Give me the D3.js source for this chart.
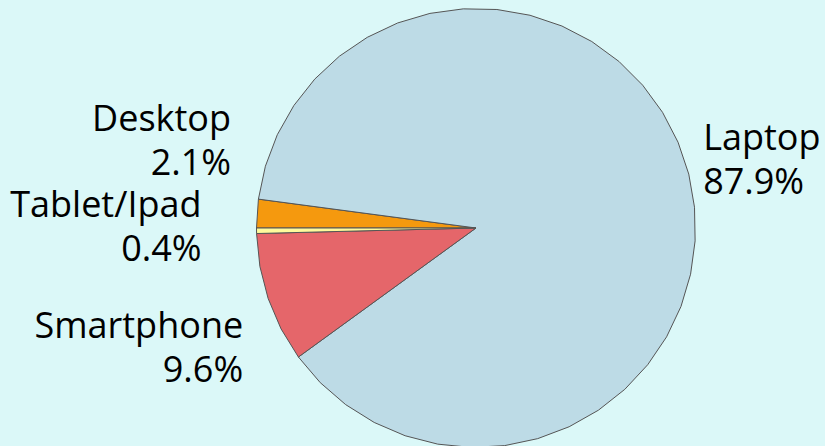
<!DOCTYPE html>
<html>
<head>
<meta charset="utf-8">
<script src="https://cdn.jsdelivr.net/npm/d3@7"></script>
<style>
  html, body { margin: 0; padding: 0; background: #dbf8f8; }
  svg { display: block; }
  .lbl { font-family: "Open Sans", "Noto Sans", sans-serif; font-size: 36px; fill: #000; }
</style>
</head>
<body>
<svg id="chart" width="825" height="446"></svg>
<script>
// slice data (clockwise from 9 o'clock)
var categories = ["Desktop", "Laptop", "Smartphone", "Tablet/Ipad"];
var shares = [2.1, 87.9, 9.6, 0.4];
var shareLabels = ["2.1%", "87.9%", "9.6%", "0.4%"];
var sliceColors = ["#f5990e", "#bddbe6", "#e5666a", "#fffa9c"];

var width = 825, height = 446;
var cx = 476, cy = 228, radius = 219.5;
var segStep = Math.PI / 20;   // pie is drawn as polygons, ~9deg per edge
var lineGap = 44;

// hand tweaks so labels don't collide (dx, dy from the default spot)
var labelNudge = {
	"Desktop": [-6, -71],
	"Laptop": [-5, -9],
	"Smartphone": [-6, 43],
	"Tablet/Ipad": [-35, -4]
};

var svg = d3.select("#chart");
svg.append("rect").attr("width", width).attr("height", height).attr("fill", "#dbf8f8");

var rows = categories.map(function(c, i){
	return { name: c, value: shares[i], text: shareLabels[i], color: sliceColors[i] };
});

var pie = d3.pie()
	.sort(null)
	.value(function(d){ return d.value; })
	.startAngle(-Math.PI / 2)
	.endAngle(3 * Math.PI / 2);

var slices = pie(rows);

var radial = d3.lineRadial()
	.angle(function(p){ return p[0]; })
	.radius(function(p){ return p[1]; });

function slicePoints(s) {
	var span = s.endAngle - s.startAngle;
	var n = Math.max(1, Math.ceil(span / segStep - 1e-6));
	var pts = [[s.startAngle, 0]];
	for (var k=0; k<=n; k++) {
		pts.push([s.startAngle + span * k / n, radius]);
	}
	return pts;
}

var g = svg.append("g").attr("transform", "translate(" + cx + "," + cy + ")");

g.selectAll("path.slice").data(slices)
	.enter().append("path")
		.attr("class", "slice")
		.attr("d", function(d){ return radial(slicePoints(d)) + "Z"; })
		.attr("fill", function(d){ return d.data.color; })
		.attr("stroke", "#555")
		.attr("stroke-width", 1)
		.attr("stroke-linejoin", "round");

// labels outside, two lines each
var labelR = radius + 20;
var lbls = g.selectAll("text.lbl").data(slices)
	.enter().append("text")
		.attr("class", "lbl")
		.attr("text-anchor", function(d){
			var mid = (d.startAngle + d.endAngle) / 2;
			return Math.sin(mid) < 0 ? "end" : "start";
		})
		.attr("transform", function(d){
			var mid = (d.startAngle + d.endAngle) / 2;
			var nudge = labelNudge[d.data.name] || [0, 0];
			var x = Math.sin(mid) * labelR + nudge[0];
			var y = -Math.cos(mid) * labelR + nudge[1];
			return "translate(" + x + "," + y + ")";
		});

lbls.append("tspan")
	.attr("x", 0)
	.attr("y", -10)
	.text(function(d){ return d.data.name; });

lbls.append("tspan")
	.attr("x", 0)
	.attr("y", -10 + lineGap)
	.text(function(d){ return d.data.text; });
</script>
</body>
</html>
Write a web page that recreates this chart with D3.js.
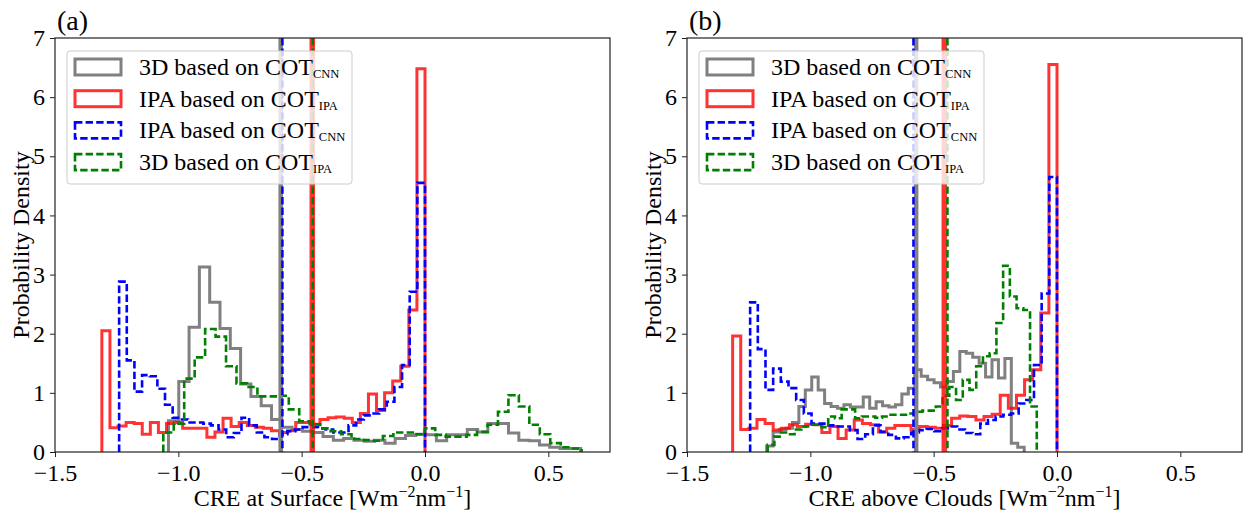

§ **Short problem**
Identify every line holding the word "chart" and copy it out.

§ **Worked answer**
Give me the D3.js source for this chart.
<svg id="chart" width="825" height="446"></svg>
var svg = d3.select("#chart");
Write a web page that recreates this chart with D3.js.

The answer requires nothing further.